The plot is remarkably realistic at the start.  A Second World War begins in 1940 (this was made in 1935) and goes on for decades killing off most of humanity.  Then a plague finishes off the majority of the survivors and throws humanity into a virtual dark age where isolated communities battle for the meager resources that remain in what is practically a pre-industrial age.  In a section of England Ralph Richardson portrays a “Chief” who controls his villages as a rough and ready princeling battling the surrounding mini-states for control of the food and other resources.  Suddenly an advanced airplane lands and Raymond Massey reveals that a scientific community has survived the war and is re-establishing civilization and putting an end to nation-states.  He is taken prisoner by the chief but the writing is on the wall and eventually Massey’s friends show up with aircraft that looks like something out of a Buck Rogers serial.  They use the “gas of peace” to knock out the population and shepherd them into the Global Socialist Future complete with “science.”  We are then regaled with the wonderful futuristic science and engineering marvels that allow the world to be converted into a paradise on earth.

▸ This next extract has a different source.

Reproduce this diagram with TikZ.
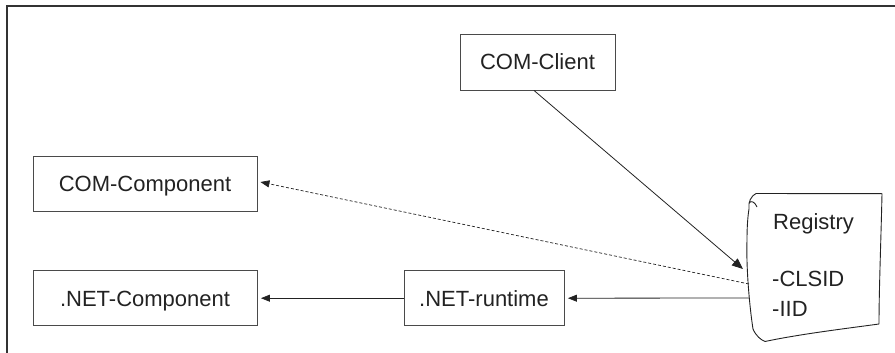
\documentclass[tikz,border=0pt]{standalone}
\usepackage{fontspec}
\setmainfont{Liberation Sans}
\usetikzlibrary{arrows.meta}
\definecolor{edge}{HTML}{4A4A4A}
\definecolor{ink}{HTML}{222222}
\tikzset{
  compbox/.style={draw=edge, line width=0.9pt, rectangle, inner sep=0pt,
    text=ink, font=\fontsize{22}{26}\selectfont, text height=15.8pt, text depth=0pt},
  regtext/.style={text=ink, font=\fontsize{22}{26}\selectfont, inner sep=0pt, anchor=base west},
  conn/.style={draw=ink, line width=0.8pt, -{Triangle[length=9pt,width=7pt]}},
  bigconn/.style={draw=ink, line width=0.8pt, -{Triangle[length=11pt,width=9pt]}},
  dashconn/.style={conn, dash pattern=on 3pt off 2pt, line width=0.7pt},
  frameline/.style={draw=black!80, line width=1.2pt},
  regline/.style={draw=ink, line width=0.9pt, line join=round}
}
\begin{document}
\begin{tikzpicture}[x=1pt,y=-1pt]
\useasboundingbox (0,0) rectangle (895,353);
% frame
\coordinate (ftr) at (895,6);
\coordinate (ftl) at (7,6);
\coordinate (fbl) at (7,353);
\draw[frameline] (ftr) -- (ftl) -- (fbl);
% boxes
\node[compbox, minimum width=155pt, minimum height=56pt] (client) at (537.5,62) {COM-Client};
\node[compbox, minimum width=224pt, minimum height=55pt] (comcomp) at (145,184) {COM-Component};
\node[compbox, minimum width=224pt, minimum height=55pt] (netcomp) at (145,298.2) {.NET-Component};
\node[compbox, minimum width=160pt, minimum height=55pt] (runtime) at (484,298.2) {.NET-runtime};
% registry sheet
\draw[regline] (756,193.5) -- (882,193.7)
  .. controls (881,240) and (879,290) .. (879,324)
  .. controls (850,328) and (800,334) .. (765,341.5)
  .. controls (761,340) and (756,336) .. (753,329)
  .. controls (750,310) and (746,270) .. (747,240)
  .. controls (747,225) and (748,215) .. (749,209)
  .. controls (748,202) and (751,196) .. (756,193.5);
\draw[regline] (749,203) .. controls (751,200) and (755,202) .. (757,207);
\node[regtext] (regtitle) at (773,229.3) {Registry};
\node[regtext] (regclsid) at (772,286) {-CLSID};
\node[regtext] (regiid) at (772,316) {-IID};
\coordinate (regA) at (743,269);
\coordinate (regB) at (749,284);
\coordinate (regC) at (749,298);
% connectors
\draw[bigconn] ([xshift=-3.5pt]client.south) -- (regA);
\draw[dashconn] (regB) -- ([xshift=3pt,yshift=2pt]comcomp.east);
\draw[conn] (regC) -- ([xshift=3.5pt]runtime.east);
\draw[conn] (runtime.west) -- ([xshift=3.5pt]netcomp.east);
\end{tikzpicture}
\end{document}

Flash forward fifty years and everyone lives underground and the world is a garden of delights where no one seems to work very hard or gets sick and everyone is happy, sort of like San Francisco but without the human feces everywhere.  The descendant of Raymond Massey, who looks remarkably like Raymond Massey, is working on the Space Gun that will shoot a space capsule around the Moon.  But Cedric Hardwicke won’t have it.  He rallies the non-scientists (actors and hair stylists) to attack the Space Gun and destroy it with their own soft and well-manicured hands.  Raymond Massey takes his helicopter and races the mob to the Space Gun and loads his daughter and her boyfriend into the bullet just in time to fire them into space and coincidentally allow the shockwave from the firing of the gun to murder all the raging doofuses attempting to stop him.

Then Massey gives a monologue that goes on and on.  It’s a panegyric to progress.  We’ll go to the Moon and colonize it and out to the planets and then onto the stars.  We’ll never stop.  It’s all or nothing.  There’s even a choir at the end.  I think they were repeating “all or nothing.”  For someone who is a big fan of the space program he managed to make it sound unhinged even to me.

Here’s my take.  The beginning of the movie is frighteningly prescient.  He saw the rest of the twentieth century coming.  That was right on the nose.  But Wells was a socialist.  Basically he might as well have been doing forward work for Stalin.  All that was missing was the hammer and sickle.  His belief that the socialists would build some kind of scientific utopia was laughably misguided.  And the smugness of the Massey character made me immediately think of Barack Obama.  All he needed to do to make the effect perfect would have been to say a couple of times “it’s not who we are.”  Honestly, I was solidly behind the “Chief” character and would gladly have put up with the lice and dysentery to avoid having to hear the speeches about “science.”

This really is a period piece and worth seeing just to get a flavor for what the British socialists thought the future should be.  It’s very enlightening.  And the histrionics by Massey are so over the top that they’re really quite funny to see and hear.